Big bands were already a staple of jazz by the early 1920s, but it wasn’t until 1935 that they graduated from a staple to a mania. The next 10 years were what is now known as the Swing Era, the popular apex of jazz music in America and a danceable, often joyful antidote to the Great Depression.
Too often, we think of modern jazz as beginning with Parker and Gillespie in 1945, consigning the times before that to a sort of “prehistory.” Aside from historical incorrectness, that misses out on how much fun, and how creatively inspired, much of the music from the Swing Era was. Even some of the most rabidly commercial bands of the day occasionally struck real musical gold, and it’s a mistake to relegate them to some darkened corner labeled “nostalgia.”
The tunes on this list are all from the Swing Era’s big bands; small combos had great (and popular) moments too, but it was the large ensembles that were the icons of the age. They’re also all big hits, so even if you prefer a catch-all compilation to the albums listed here, these tunes won’t be hard to track down. And if some of them don’t set your heart to dancing, chances are better than average that they’ll set your feet to it.
10. Charlie Barnet & His Orchestra: “Cherokee” (The Charlie Barnet Collection 1935-47; Acrobat, 2014 [originally recorded July 17, 1939])
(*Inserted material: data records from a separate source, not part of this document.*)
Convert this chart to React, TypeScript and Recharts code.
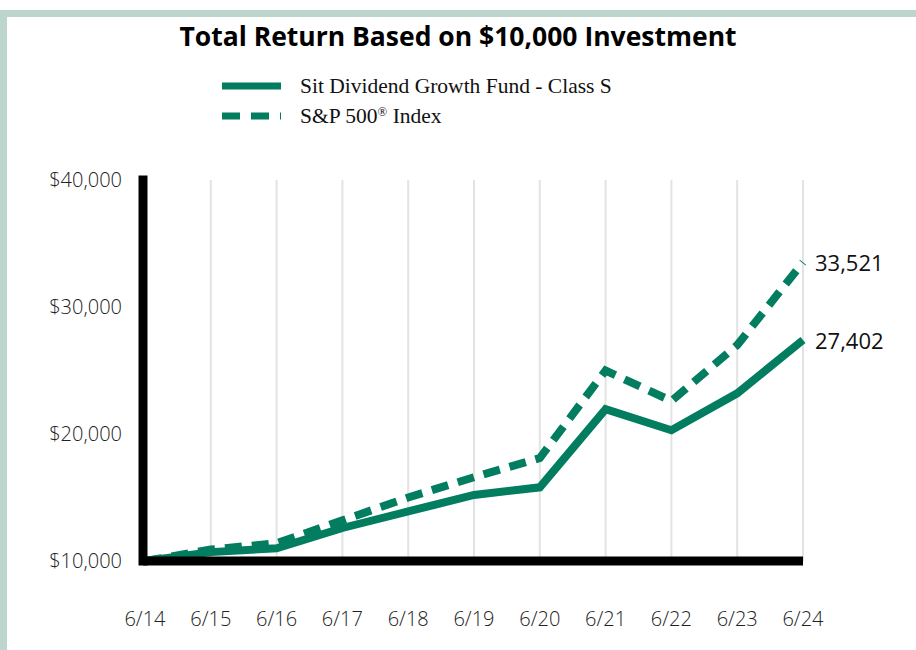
import React from 'react';
import { LineChart, Line, XAxis, YAxis, CartesianGrid, Legend } from 'recharts';

const periods = ['6/14', '6/15', '6/16', '6/17', '6/18', '6/19', '6/20', '6/21', '6/22', '6/23', '6/24'];
const fundValues = [10000, 10700, 11000, 12600, 13900, 15200, 15800, 21950, 20300, 23200, 27402];
const indexValues = [10000, 10900, 11400, 13200, 15000, 16600, 18100, 25000, 22600, 27000, 33521];
const yTicks = [10000, 20000, 30000, 40000];
const fundName = 'Sit Dividend Growth Fund - Class S';
const indexName = 'S&P 500® Index';
const legendOrder = [fundName, indexName];
const chartTitle = 'Total Return Based on $10,000 Investment';

const GREEN = '#027d5f';
const SANS = '"Open Sans", sans-serif';
const SERIF = '"Liberation Serif", "Times New Roman", serif';

const data = periods.map((p, i) => ({ period: p, fund: fundValues[i], index: indexValues[i] }));

const fmtMoney = (v: number) => '$' + v.toLocaleString('en-US');
const fmtNum = (v: number) => v.toLocaleString('en-US');

const makeEndLabel = (last: number) => (props: any) => {
  const { x, y, value, index } = props;
  if (index !== last) return null;
  return (
    <text x={x + 12} y={y} dominantBaseline="central" fontFamily={SANS} fontSize={22} fill="#111">
      {fmtNum(value)}
    </text>
  );
};

const renderName = (name: string) => {
  const i = name.indexOf('®');
  if (i < 0) return name;
  return (
    <>
      {name.slice(0, i)}
      <sup style={{ fontSize: '0.6em', verticalAlign: '0.55em', lineHeight: 0 }}>®</sup>
      {name.slice(i + 1)}
    </>
  );
};

const LegendContent = (props: any) => {
  const payload = [...(props.payload || [])].sort(
    (a: any, b: any) => legendOrder.indexOf(a.value) - legendOrder.indexOf(b.value)
  );
  return (
    <div style={{ position: 'absolute', left: 222, top: 71 }}>
      {payload.map((p: any, i: number) => (
        <div key={i} style={{ display: 'flex', alignItems: 'center', height: 30 }}>
          <svg width={60} height={10} style={{ display: 'block' }}>
            <line
              x1={0}
              y1={5}
              x2={59}
              y2={5}
              stroke={GREEN}
              strokeWidth={7}
              strokeDasharray={p.payload && p.payload.strokeDasharray ? '18 11' : undefined}
            />
          </svg>
          <span
            style={{
              marginLeft: 18,
              fontFamily: SERIF,
              fontSize: 21.5,
              color: '#111',
              lineHeight: '30px',
              whiteSpace: 'nowrap',
            }}
          >
            {renderName(p.value)}
          </span>
        </div>
      ))}
    </div>
  );
};

export default function App() {
  const last = data.length - 1;
  return (
    <div style={{ position: 'absolute', left: 0, top: 0, width: 916, height: 650, background: '#fff', overflow: 'hidden' }}>
      <div style={{ position: 'absolute', left: 0, top: 10, width: 916, height: 7, background: '#bcd6cc' }} />
      <div style={{ position: 'absolute', left: 0, top: 10, width: 7, height: 640, background: '#bcd6cc' }} />
      <div
        style={{
          position: 'absolute',
          left: 0,
          top: 18,
          width: 916,
          textAlign: 'center',
          fontFamily: SANS,
          fontWeight: 700,
          fontSize: 26.5,
          lineHeight: '36px',
          color: '#000',
        }}
      >
        {chartTitle}
      </div>
      <div style={{ position: 'absolute', left: 0, top: 0 }}>
        <LineChart width={916} height={650} data={data} margin={{ top: 180, right: 113, bottom: 0, left: 0 }}>
          <CartesianGrid horizontal={false} vertical={true} stroke="#e3e3e3" strokeWidth={2} />
          <XAxis
            dataKey="period"
            height={89}
            padding={{ left: 2, right: 0 }}
            axisLine={{ stroke: '#000', strokeWidth: 9 }}
            tickLine={false}
            tickSize={0}
            tickMargin={51}
            interval={0}
            tick={{ fontFamily: SANS, fontSize: 20, fontWeight: 300, fill: '#222' }}
          />
          <YAxis
            width={143}
            domain={[10000, 40000]}
            ticks={yTicks}
            allowDataOverflow
            axisLine={{ stroke: '#000', strokeWidth: 9, strokeLinecap: 'square' }}
            tickLine={false}
            tickSize={0}
            tickMargin={21}
            tickFormatter={fmtMoney}
            tick={{ fontFamily: SANS, fontSize: 20, fontWeight: 300, fill: '#222' }}
          />
          <Legend
            layout="horizontal"
            verticalAlign="middle"
            align="center"
            wrapperStyle={{ position: 'absolute', left: 0, top: 0, width: 0, height: 0 }}
            content={LegendContent}
          />
          <Line
            type="linear"
            dataKey="fund"
            name={fundName}
            stroke={GREEN}
            strokeWidth={8}
            dot={false}
            activeDot={false}
            isAnimationActive={false}
            label={makeEndLabel(last)}
          />
          <Line
            type="linear"
            dataKey="index"
            name={indexName}
            stroke={GREEN}
            strokeWidth={8}
            strokeDasharray="17 10"
            dot={false}
            activeDot={false}
            isAnimationActive={false}
            label={makeEndLabel(last)}
          />
        </LineChart>
      </div>
    </div>
  );
}
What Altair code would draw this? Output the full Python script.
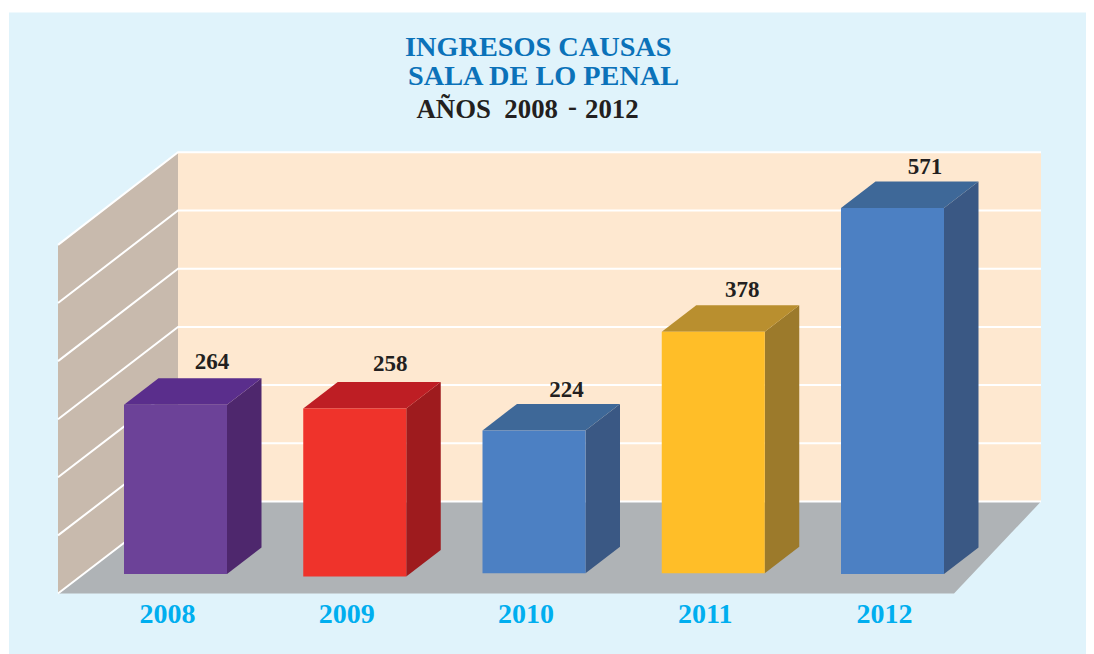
import altair as alt
import pandas as pd

years = ["2008", "2009", "2010", "2011", "2012"]
values = [264, 258, 224, 378, 571]
bar_base = [0, -4, 1, 1, 0]
front_colors = ["#6C4298", "#EF332B", "#4C80C3", "#FFBE28", "#4C80C3"]
top_colors = ["#5A2E8C", "#BE1E24", "#3E6898", "#B98F2F", "#3E6898"]
side_colors = ["#4E276D", "#9E1B1E", "#3A5884", "#9C7A2B", "#3A5884"]
grid_levels = [0, 1, 2, 3, 4, 5, 6]
title_lines = ["INGRESOS CAUSAS", "SALA DE LO PENAL", "AÑOS\u00a0\u00a02008", "-", "2012"]

# Frame of the drawing: one x unit is one bar slot, y is in cases.
W, H = 1078, 646
SLOT, PX = 179.25, 0.641
X0, Y0 = 124.0, 574.0
LABEL_NUDGE = [(4, 2), (3, 4), (0, -1), (-3.5, 1), (0, 0)]


def ux(px):
    return (px - X0) / SLOT


def uy(py):
    return (Y0 - py) / PX


x_scale = alt.Scale(domain=[ux(8), ux(8 + W)], range=[0, W], nice=False, zero=False)
y_scale = alt.Scale(domain=[uy(8 + H), uy(8)], range=[H, 0], nice=False, zero=False)
X = lambda f="x": alt.X(f"{f}:Q", scale=x_scale, axis=None)
Y = lambda f="y": alt.Y(f"{f}:Q", scale=y_scale, axis=None)
X2 = lambda f="x2": alt.X2(f"{f}:Q")
Y2 = lambda f="y2": alt.Y2(f"{f}:Q")

BAR_W = 103 / SLOT
DX = 34.5 / SLOT
DY = 26.5 / PX


def one(row):
    return pd.DataFrame([row])


panel = alt.Chart(one(dict(x=ux(9), x2=ux(8 + W), y=uy(12.5), y2=uy(654)))).mark_rect(
    color="#E0F3FB"
).encode(x=X(), x2=X2(), y=Y(), y2=Y2())

back = alt.Chart(one(dict(x=ux(178), x2=ux(1041), y=uy(152), y2=uy(501.5)))).mark_rect(
    color="#FEE8D0"
).encode(x=X(), x2=X2(), y=Y(), y2=Y2())

wall = alt.Chart(pd.DataFrame({
    "x": [ux(58), ux(178)], "y": [uy(245), uy(152)], "y2": [uy(593.5), uy(501.5)],
})).mark_area(color="#C8BAAD").encode(x=X(), y=Y(), y2=Y2())

floor = alt.Chart(pd.DataFrame({
    "y": [uy(501.5), uy(593.5)], "x": [ux(178), ux(58)], "x2": [ux(1041), ux(954)],
})).mark_area(color="#AFB3B6", orient="horizontal").encode(y=Y(), x=X(), x2=X2())

grid_rows = []
for g in grid_levels:
    for px, py in [(58, 593.5 - g * 58.1), (178, 501.5 - g * 58.2), (1041, 501.5 - g * 58.2)]:
        grid_rows.append(dict(level=g, x=ux(px), y=uy(py), o=px))
grid = alt.Chart(pd.DataFrame(grid_rows)).mark_line(color="#FFFFFF", strokeWidth=2).encode(
    x=X(), y=Y(), detail="level:N", order="o:Q"
)

front_rows, side_rows, top_rows, label_rows = [], [], [], []
for i, (yr, v, b) in enumerate(zip(years, values, bar_base)):
    r = i + BAR_W
    nx, ny = LABEL_NUDGE[i]
    front_rows.append(dict(year=yr, x=i, x2=r, y=v, y2=b))
    side_rows += [dict(year=yr, x=r, y=v, y2=b), dict(year=yr, x=r + DX, y=v + DY, y2=b + DY)]
    top_rows += [dict(year=yr, y=v, x=i, x2=r), dict(year=yr, y=v + DY, x=i + DX, x2=r + DX)]
    label_rows.append(dict(year=yr, value=v, x=i + (84 + nx) / SLOT, y=v + (34 + ny) / PX,
                           xc=i + 43.5 / SLOT, yc=uy(623)))
df_labels = pd.DataFrame(label_rows)


def col(palette):
    return alt.Color("year:N", scale=alt.Scale(domain=years, range=palette), legend=None)


side = alt.Chart(pd.DataFrame(side_rows)).mark_area().encode(
    x=X(), y=Y(), y2=Y2(), color=col(side_colors))
top = alt.Chart(pd.DataFrame(top_rows)).mark_area(orient="horizontal").encode(
    y=Y(), x=X(), x2=X2(), color=col(top_colors))
front = alt.Chart(pd.DataFrame(front_rows)).mark_rect().encode(
    x=X(), x2=X2(), y=Y(), y2=Y2(), color=col(front_colors))

FONT = "Liberation Serif"
value_text = alt.Chart(df_labels).mark_text(
    font=FONT, fontWeight="bold", fontSize=23, color="#231F20", baseline="alphabetic"
).encode(x=X(), y=Y(), text="value:Q")
year_text = alt.Chart(df_labels).mark_text(
    font=FONT, fontWeight="bold", fontSize=28, color="#00AEEF", baseline="alphabetic"
).encode(x=X("xc"), y=Y("yc"), text="year:N")

df_title = pd.DataFrame({
    "t": title_lines,
    "x": [ux(405), ux(408), ux(416.5), ux(568), ux(585)],
    "y": [uy(56), uy(85), uy(117.5), uy(115), uy(117.5)],
    "c": ["#0B72B9", "#0B72B9", "#231F20", "#231F20", "#231F20"],
    "s": [28.3, 28.3, 26.8, 26.8, 26.8],
})
title_text = alt.Chart(df_title).mark_text(
    font=FONT, fontWeight="bold", baseline="alphabetic", align="left"
).encode(
    x=X(), y=Y(), text="t:N",
    color=alt.Color("c:N", scale=None),
    size=alt.Size("s:Q", scale=None),
)

chart = alt.layer(
    panel, back, wall, floor, grid, side, top, front, value_text, year_text, title_text
).resolve_scale(color="independent").properties(
    width=W, height=H, padding=0, autosize=alt.AutoSizeParams(type="none"),
    background="#FFFFFF",
).configure_view(stroke=None)

chart.save("out.html", embed_options={"renderer": "svg", "actions": False})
Before it became a standard (and Charlie Parker’s lodestar), “Cherokee” was a Top 20 pop hit for Charlie Barnet’s band. A Manhattan trust-fund baby who tossed aside his socialite upbringing to play jazz, Barnet was similarly iconoclastic in his chosen career. He helped break the color barrier for the big bands (hiring Roy Eldridge, John Kirby, and Lena Horne) and unapologetically promoted Black bandleaders. He also hated “sweet” band music as much as Glenn Miller hated jazz, disdaining the commercial arrangements that record executives tried to ply him with. Still, there’s no indication here that “Cherokee” would become a sacred text for the coming jazz revolution. It’s just a canny, hard-swinging record with an arrangement (by Billy May) in the Basie tradition. As if to let you in on that joke, Barnet’s alto sax solo ends with a quote from “Lester Leaps In.” Even aside from that, both the solo and Barnet’s lead on the Ray Noble melody are in hip territory, laying down delightful staccato syncopations.